“We murder to dissect.”
Is it desirable, then, to pass by allusions without comprehending them? Have we not praised the aspiring student who wants to know, for instance, who was the
“daughter of the gods, divinely tall
And most divinely fair,”
or who it was
“Who saw life steadily and saw it whole,
The mellow glory of the Attic stage,
Singer of sweet Colonus and its child”?
We can only say that, whereas anxiety to understand whatever one reads intelligently is to be commended, no individual knowledge about a masterpiece of poetic genius is to be put in place of the masterpiece itself. And we unhesitatingly condemn the practice of using poems as vehicles for lessons in grammar, Grimm’s Law, or any other technical matter whatsoever. For instance, if Wordsworth’s “Excursion” has any meaning for your heart and mind, do not read it with notes which stop you four times in the first three lines, with the derivation of “landscape,” the explanation of “downs” and other kindred matters, which are undoubtedly useful, but should not be learnt by the medium of an immortal poem. If you need lessons in this elementary sort of thing, we should advise you to find them elsewhere.

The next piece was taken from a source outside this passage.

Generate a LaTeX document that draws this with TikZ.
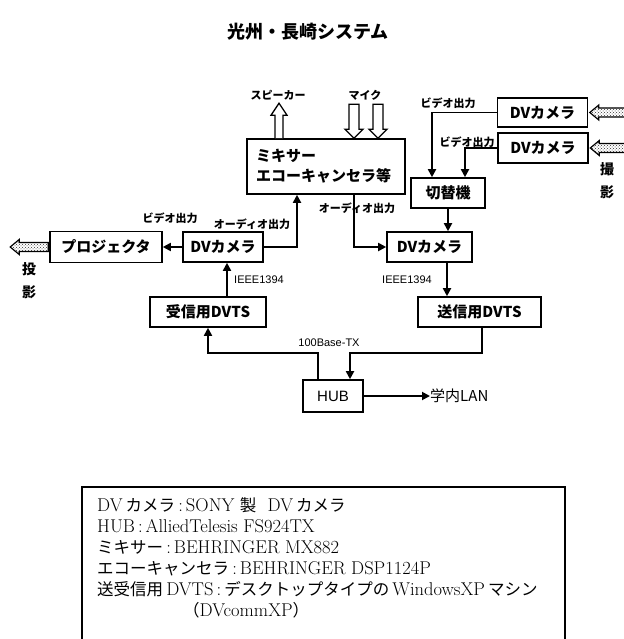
\documentclass[tikz,border=0pt]{standalone}
\usepackage{fontspec}
\newfontfamily\jp{Noto Sans CJK JP}
\newfontfamily\ls{Liberation Sans}
\usetikzlibrary{arrows.meta,patterns,calc}
\newcommand\Jtxt[1]{{\jp\fontsize{16.5}{21}\selectfont #1}}
\tikzset{
  box/.style={draw, line width=1.6pt, inner sep=0pt, font=\jp\bfseries\fontsize{15}{15}\selectfont},
  conn/.style={line width=1.8pt, -{Triangle[length=8pt,width=8pt]}},
  lbl/.style={inner sep=0pt, font=\jp\bfseries\fontsize{11}{11}\selectfont},
  nlbl/.style={inner sep=0pt, font=\ls\fontsize{11}{11}\selectfont},
  vlbl/.style={inner sep=0pt, align=center, font=\jp\bfseries\fontsize{14}{23}\selectfont},
  hollow/.style={draw, line width=1.3pt, fill=white},
  hatched/.style={draw, line width=1.2pt, pattern=crosshatch dots, pattern color=black!80}
}
\begin{document}
\begin{tikzpicture}[x=1pt,y=-1pt]
\useasboundingbox (0,0) rectangle (623,639);
% title
\node[inner sep=0pt, font=\jp\bfseries\fontsize{18}{18}\selectfont] (title) at (308,32) {光州・長崎システム};
% boxes
\node[box, minimum width=158, minimum height=55, align=left, text width=140pt,
      font=\jp\bfseries\fontsize{15}{20}\selectfont] (mix) at (326,166.5) {ミキサー\\エコーキャンセラ等};
\node[box, minimum width=90, minimum height=29] (cam1) at (542.5,112.5) {DVカメラ};
\node[box, minimum width=90, minimum height=30] (cam2) at (543,148) {DVカメラ};
\node[box, minimum width=74, minimum height=30] (sw) at (448,193) {切替機};
\node[box, minimum width=85, minimum height=30] (camR) at (429.5,247) {DVカメラ};
\node[box, minimum width=123, minimum height=30] (send) at (479.5,312) {送信用DVTS};
\node[box, minimum width=80, minimum height=30] (camL) at (223,247) {DVカメラ};
\node[box, minimum width=112, minimum height=31] (proj) at (106,247) {プロジェクタ};
\node[box, minimum width=116, minimum height=30] (recv) at (208,312) {受信用DVTS};
\node[box, minimum width=60, minimum height=32, font=\ls\fontsize{15}{15}\selectfont] (hub) at (333,396) {HUB};
\node[inner sep=0pt, anchor=west, font=\jp\fontsize{15}{15}\selectfont] (lan) at (430,396) {学内LAN};
\coordinate (bus) at (0,353);
% connectors
\draw[conn] (cam1.west) -| ([xshift=-16pt]sw.north);
\draw[conn] (cam2.west) -| ([xshift=17pt]sw.north);
\draw[conn] (sw.south) -- (sw.south |- camR.north);
\draw[conn] ([xshift=28pt]mix.south) |- (camR.west);
\draw[conn] ([xshift=17.5pt]camR.south) -- ([xshift=17.5pt]camR.south |- send.north);
\draw[conn] (camL.west) -- (proj.east);
\draw[conn] (camL.east) -| ([xshift=-29pt]mix.south);
\draw[conn] ([xshift=4pt]camL.south |- recv.north) -- ([xshift=4pt]camL.south);
\draw[conn] ([xshift=-15pt]hub.north) -- ([xshift=-15pt]hub.north |- bus) -| (recv.south);
\draw[conn] ([xshift=2.5pt]send.south) -- ([xshift=2.5pt]send.south |- bus) -| ([xshift=17pt]hub.north);
\draw[conn] (hub.east) -- (lan.west);
% hollow arrows
\draw[hollow] ([xshift=-51pt]mix.north) -- ++(0,-23) -- ++(-4,0) -- ++(8,-12) -- ++(8,12) -- ++(-4,0) -- ++(0,23);
\draw[hollow] ([xshift=28pt]mix.north) -- ++(-9,-9) -- ++(4,0) -- ++(0,-25) -- ++(10,0) -- ++(0,25) -- ++(4,0) -- cycle;
\draw[hollow] ([xshift=52pt]mix.north) -- ++(-9,-9) -- ++(4,0) -- ++(0,-25) -- ++(10,0) -- ++(0,25) -- ++(4,0) -- cycle;
% hatched arrows
\draw[hatched] ([xshift=1.5pt]cam1.east) -- ++(9,-7.5) -- ++(0,3) -- ++(40,0) -- ++(0,9) -- ++(-40,0) -- ++(0,3) -- cycle;
\draw[hatched] ([xshift=1.5pt]cam2.east) -- ++(9,-7.5) -- ++(0,3) -- ++(40,0) -- ++(0,9) -- ++(-40,0) -- ++(0,3) -- cycle;
\draw[hatched] ([xshift=-1pt]proj.west) ++(0,-4.5) -- ++(-29,0) -- ++(0,-3) -- ++(-9,7.5) -- ++(9,7.5) -- ++(0,-3) -- ++(29,0) -- cycle;
% labels
\node[lbl] (lspk) at (278,95) {スピーカー};
\node[lbl] (lmic) at (365,95) {マイク};
\node[lbl] (lv1) at (448,103) {ビデオ出力};
\node[lbl] (lv2) at (467,142) {ビデオ出力};
\node[lbl] (la1) at (357,208) {オーディオ出力};
\node[lbl] (la2) at (252,224) {オーディオ出力};
\node[lbl] (lv3) at (170,218) {ビデオ出力};
\node[nlbl] (li1) at (259,280) {IEEE1394};
\node[nlbl] (li2) at (407,280) {IEEE1394};
\node[nlbl] (lbase) at (329,343) {100Base-TX};
\node[vlbl] (lsat) at (607,181) {撮\\影};
\node[vlbl] (ltou) at (29,281) {投\\影};
% legend box
\draw[line width=1.3pt] (82,642) -- (82,487) -- (565,487) -- (565,642);
\node[inner sep=0pt, anchor=north west, align=left, font=\fontsize{18.5}{21}\selectfont] (legend) at (97,497) {%
DV\,\Jtxt{カメラ}\,:\,SONY \Jtxt{製}\ \ DV\,\Jtxt{カメラ}\\
HUB\,:\,AlliedTelesis FS924TX\\
\Jtxt{ミキサー}\,:\,BEHRINGER MX882\\
\Jtxt{エコーキャンセラ}\,:\,BEHRINGER DSP1124P\\
\Jtxt{送受信用}\,DVTS\,:\,\Jtxt{デスクトップタイプの}\,WindowsXP\,\Jtxt{マシン}\\
\hspace*{86pt}\Jtxt{（}DVcommXP\Jtxt{）}};
\end{tikzpicture}
\end{document}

If you have to read one of Shakespeare’s plays edited by such admirable commentators as Mr. Aldis Wright or Mr. Verity, do not adopt the method of the girl who covered up the text, lest it should divert her attention from the notes! But the notes are the most important matter to the minds of thousands of middle-class girls and boys, because it is on the notes they are going to be examined.